Profesor Kim Bong-je, yang melatih calon guru di Universitas Pendidikan Nasional Seoul, mengatakan meningkatnya kesenjangan juga menjadi penyebabnya.
Secara tradisional, Korea memiliki budaya menghormati guru yang sangat kuat, jelasnya, namun karena pertumbuhan ekonomi negara yang pesat, banyak orang tua kini berpendidikan tinggi. Artinya mereka sering memandang rendah guru, katanya. “Mereka pikir mereka telah membayarnya dengan pajak. Hal ini menciptakan rasa berhak yang kuat.”
Guru lainnya, Kwon, menceritakan kepada kami bahwa selama 10 tahun ia mengajar, ia telah mengambil dua periode cuti sakit untuk mengatasi depresi dan serangan panik, yang dipicu oleh stres yang disebabkan oleh orang tua dan murid.
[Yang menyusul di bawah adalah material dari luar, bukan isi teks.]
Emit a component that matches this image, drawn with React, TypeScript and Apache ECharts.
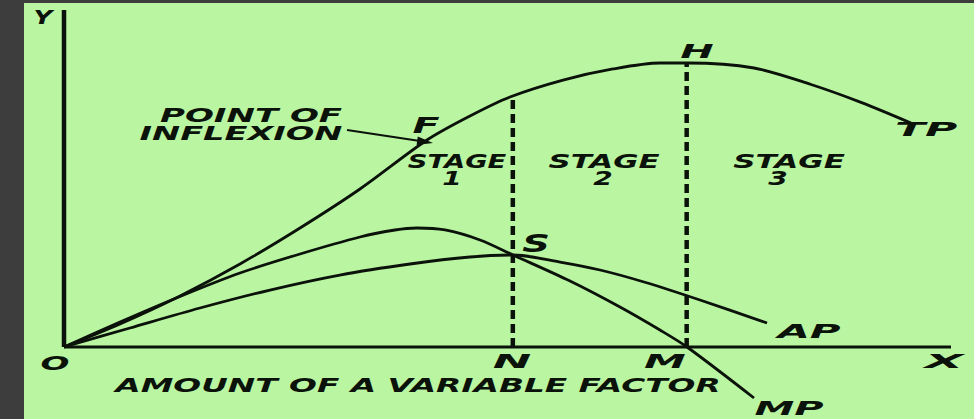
import React, { useEffect, useRef } from "react";
import * as echarts from "echarts";

// Total product curve (input units, output units)
const TP: number[][] = [
  [0, 0], [6.31, 6.82], [13.08, 15.13], [19.84, 24.63], [26.61, 35.31],
  [33.37, 46.88], [40.92, 61.42], [45.77, 68.55], [50.28, 74.18],
  [56.26, 79.2], [61.89, 82.5], [67.19, 84.27], [70.35, 84.27],
  [77.79, 82.79], [84.22, 77.9], [89.85, 72.6], [95.49, 66.47],
];
// Marginal product curve
const MP: number[][] = [
  [0, 0], [6.31, 7.42], [13.08, 15.0], [19.84, 21.96], [26.61, 27.6],
  [33.37, 32.64], [37.32, 34.72], [39.8, 35.31], [42.95, 34.72],
  [46.9, 31.75], [50.62, 27.3], [57.05, 19.58], [62.68, 11.87],
  [67.19, 5.04], [70.24, 0], [77.79, -15.13],
];
// Average product curve
const AP: number[][] = [
  [0, 0], [7.44, 5.64], [15.33, 11.57], [23.22, 16.91], [31.09, 21.36],
  [39.01, 24.63], [45.77, 26.71], [50.62, 27.3], [55.92, 25.22],
  [60.43, 22.85], [65.39, 19.29], [71.7, 13.95], [79.26, 7.12],
];
// Stage boundaries (N and M) and the TP height reached there
const stageX = [50.6, 70.2];
const stageTop = [74.5, 84.3];
const xMax = 100;
const yMax = 100;
const yMin = -20;

const stageLabels = ["STAGE", "STAGE", "STAGE"];
const stageNums = ["1", "2", "3"];
const curveLabels = ["TP", "AP", "MP"];

export default function App() {
  const ref = useRef<HTMLDivElement>(null);
  useEffect(() => {
    document.body.style.margin = "0";
    const chart = echarts.init(ref.current as HTMLDivElement, null, { renderer: "svg" });
    const ink = "#0b120a";
    const lbl = (text: string, cx: number, cy: number, sx: number, size = 20) => ({
      type: "text",
      x: cx,
      y: cy,
      scaleX: sx,
      z: 100,
      style: {
        text,
        fill: ink,
        fontSize: size,
        fontWeight: "bold",
        fontStyle: "italic",
        fontFamily: "DejaVu Sans",
        align: "center",
        verticalAlign: "middle",
      },
    });
    const curve = (name: string, data: number[][], width = 2.8) => ({
      name,
      type: "line",
      data,
      smooth: 0.3,
      showSymbol: false,
      symbol: "none",
      lineStyle: { color: ink, width },
      z: 5,
    });
    const dashed = stageX.map((x, i) => ({
      type: "line",
      data: [[x, 0], [x, stageTop[i]]],
      showSymbol: false,
      symbol: "none",
      lineStyle: { color: ink, width: 4.5, type: [9, 5] },
      z: 4,
    }));

    chart.setOption({
      animation: false,
      backgroundColor: "#3d3d3d",
      grid: { left: 64, top: 10, width: 887, height: 404.4 },
      xAxis: { type: "value", min: 0, max: xMax, show: false },
      yAxis: { type: "value", min: yMin, max: yMax, show: false },
      series: [
        {
          type: "line",
          data: [[0, 0], [xMax, 0]],
          showSymbol: false,
          symbol: "none",
          lineStyle: { color: ink, width: 3 },
          z: 3,
        },
        {
          type: "line",
          data: [[0, 0], [0, yMax]],
          showSymbol: false,
          symbol: "none",
          lineStyle: { color: ink, width: 4.5 },
          z: 3,
        },
        ...dashed,
        curve(curveLabels[0], TP),
        curve(curveLabels[2], MP),
        curve(curveLabels[1], AP),
      ],
      graphic: [
        {
          type: "rect",
          z: -10,
          shape: { x: 24, y: 3, width: 950, height: 416 },
          style: { fill: "#baf5a2" },
        },
        lbl("Y", 43, 17, 1.3),
        lbl("O", 55, 363, 1.7),
        lbl("N", 512, 361, 2.3),
        lbl("M", 665, 361, 2.1),
        lbl("X", 944, 361, 2.5),
        lbl(curveLabels[1], 809, 331, 2.1),
        lbl(curveLabels[2], 789, 408, 2.0),
        lbl(curveLabels[0], 926, 129, 2.2),
        lbl("H", 697, 51, 2.0),
        lbl("S", 536, 244, 1.6, 24),
        lbl("F", 426, 125, 1.8, 22),
        lbl("POINT OF", 251, 115, 1.7),
        lbl("INFLEXION", 241, 133, 1.68),
        lbl(stageLabels[0], 457, 161, 1.37),
        lbl(stageNums[0], 452, 178, 1.4),
        lbl(stageLabels[1], 604, 161, 1.54),
        lbl(stageNums[1], 603, 178, 1.4),
        lbl(stageLabels[2], 789, 161, 1.55),
        lbl(stageNums[2], 778, 178, 1.4),
        lbl("AMOUNT OF A VARIABLE FACTOR", 418, 385, 1.64),
        {
          type: "line",
          z: 100,
          shape: { x1: 347, y1: 130, x2: 420, y2: 141 },
          style: { stroke: ink, lineWidth: 2.2 },
        },
        {
          type: "polygon",
          z: 100,
          shape: { points: [[433, 143], [416.6, 145], [417.8, 136.4]] },
          style: { fill: ink },
        },
      ],
    });
    return () => chart.dispose();
  }, []);
  return (
    <div
      ref={ref}
      style={{ position: "absolute", left: 0, top: 0, width: 974, height: 419 }}
    />
  );
}
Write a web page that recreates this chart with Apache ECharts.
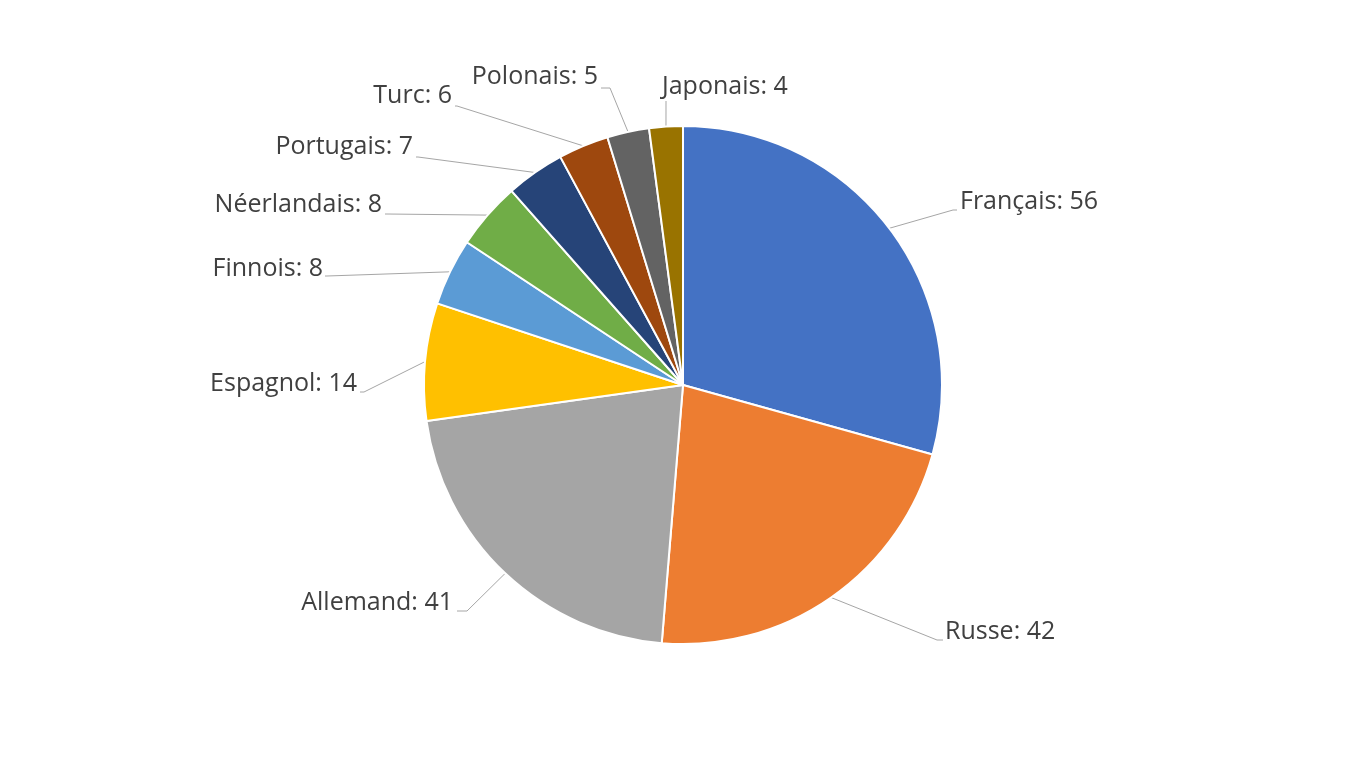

Hingga empat tahun yang lalu, Anda dapat mengirim siswa yang mengganggu ke luar atau ke belakang ruangan, katanya, namun kemudian orang tua mulai menuntut atas pelecehan anak. Kwon baru-baru ini pindah ke sekolah di komunitas miskin, dan membenarkan bahwa perilaku orang tua di daerah kaya jauh lebih buruk.
“Mentalitas mereka adalah 'hanya anak saya yang penting', dan ketika yang Anda pikirkan hanyalah menyekolahkan anak Anda ke perguruan tinggi yang bagus, Anda menjadi sangat egois,” katanya.
Dia yakin tekanan ini akan menjalar ke anak-anak dan memengaruhi perilaku mereka juga. “Mereka tidak tahu bagaimana melepaskan tekanan ini, jadi mereka bertindak dengan menyakiti satu sama lain,” ujarnya.